Safety and Security

Consumer Watchdog Warns Against Elder Financial Abuse

Consumer Watchdog Warns Against Elder Financial Abuse

The Consumer Financial Protection Bureau (CFPB) is urging financial institutions to report any suspicions they may have about financial exploitation of elderly people, the organization said in a release. 

The CFPB is asking that financial institutions file Suspicious Activity Reports (SARs) with the government when they think elder financial exploitation (EFE) is happening.

“The (CFPB) is renewing its efforts to alert banks and credit unions to elder financial exploitation as they are uniquely positioned to detect that an older account holder has been targeted or victimized, and to take action,” said Consumer Financial Protection Bureau Director Kathleen L. Kraninger. “The [CFPB] stands ready to work with federal, state and local authorities and financial institutions to protect older adults from abusive financial practices that rob them of their financial security.”

The CFPB also released a report that showed how important it was to tell authorities about EFE. The report was based on a query of 180,000 EFE SARs which were filed from 2013 to 2017. 

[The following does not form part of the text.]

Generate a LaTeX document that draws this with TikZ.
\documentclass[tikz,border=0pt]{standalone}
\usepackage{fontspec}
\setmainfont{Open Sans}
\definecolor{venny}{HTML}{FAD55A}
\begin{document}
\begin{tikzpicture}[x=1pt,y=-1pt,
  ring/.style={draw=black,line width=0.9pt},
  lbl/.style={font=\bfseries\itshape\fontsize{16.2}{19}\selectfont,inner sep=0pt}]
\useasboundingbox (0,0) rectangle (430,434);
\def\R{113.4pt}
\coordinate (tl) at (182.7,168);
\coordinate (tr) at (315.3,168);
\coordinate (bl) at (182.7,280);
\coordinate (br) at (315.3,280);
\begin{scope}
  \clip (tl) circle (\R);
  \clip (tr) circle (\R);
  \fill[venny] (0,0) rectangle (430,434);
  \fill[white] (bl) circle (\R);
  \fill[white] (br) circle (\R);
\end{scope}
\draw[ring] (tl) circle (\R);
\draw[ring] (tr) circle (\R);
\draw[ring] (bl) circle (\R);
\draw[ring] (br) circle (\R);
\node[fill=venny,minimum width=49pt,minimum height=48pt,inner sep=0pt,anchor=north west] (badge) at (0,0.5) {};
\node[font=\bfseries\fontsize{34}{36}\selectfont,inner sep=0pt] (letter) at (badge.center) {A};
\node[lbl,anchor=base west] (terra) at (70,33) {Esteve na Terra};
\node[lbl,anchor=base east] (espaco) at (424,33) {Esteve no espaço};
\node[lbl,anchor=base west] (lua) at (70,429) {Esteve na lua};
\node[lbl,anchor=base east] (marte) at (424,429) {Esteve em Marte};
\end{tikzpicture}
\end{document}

The report showed that EFE is something that happens often and is destructive to the parties involved on the victim side. The average loss for adults over the age of 70 is $41,800, and about 7 percent of those in that age group lose more than $100,000. 

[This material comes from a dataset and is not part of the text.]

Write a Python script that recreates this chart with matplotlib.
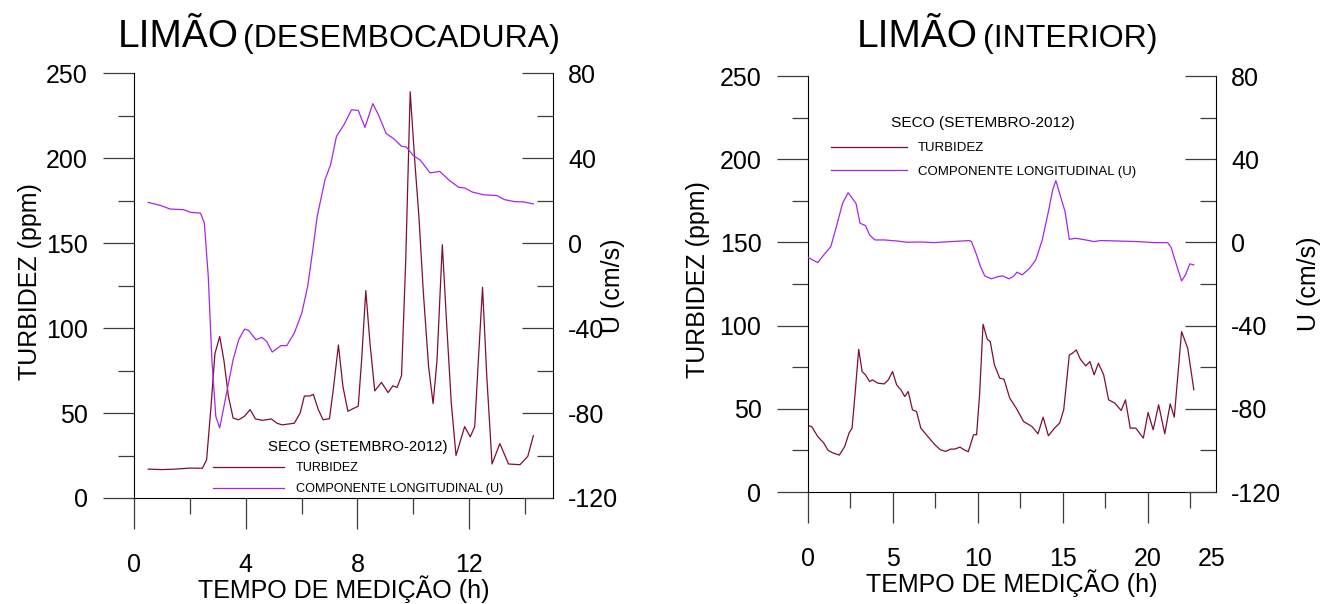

The report also showed that less than one-third of EFE SARs were reported to either Adult Protective Services or law enforcement.

As of April this year, 26 states and the District of Columbia make it mandatory to report suspected EFE by either financial institutions or by specified financial professionals. 

“Timely reporting of suspected EFE remains critically important and can lead to effective responses and limitation of losses,” the report said. “The CFPB’s research underscores the prevalence of EFE and the devastating financial harm that it is causing nationwide. Legislative trends suggest that policymakers are seeking ways to increase and enhance reporting of suspected EFE to government entities that can help victims or take action against perpetrators.”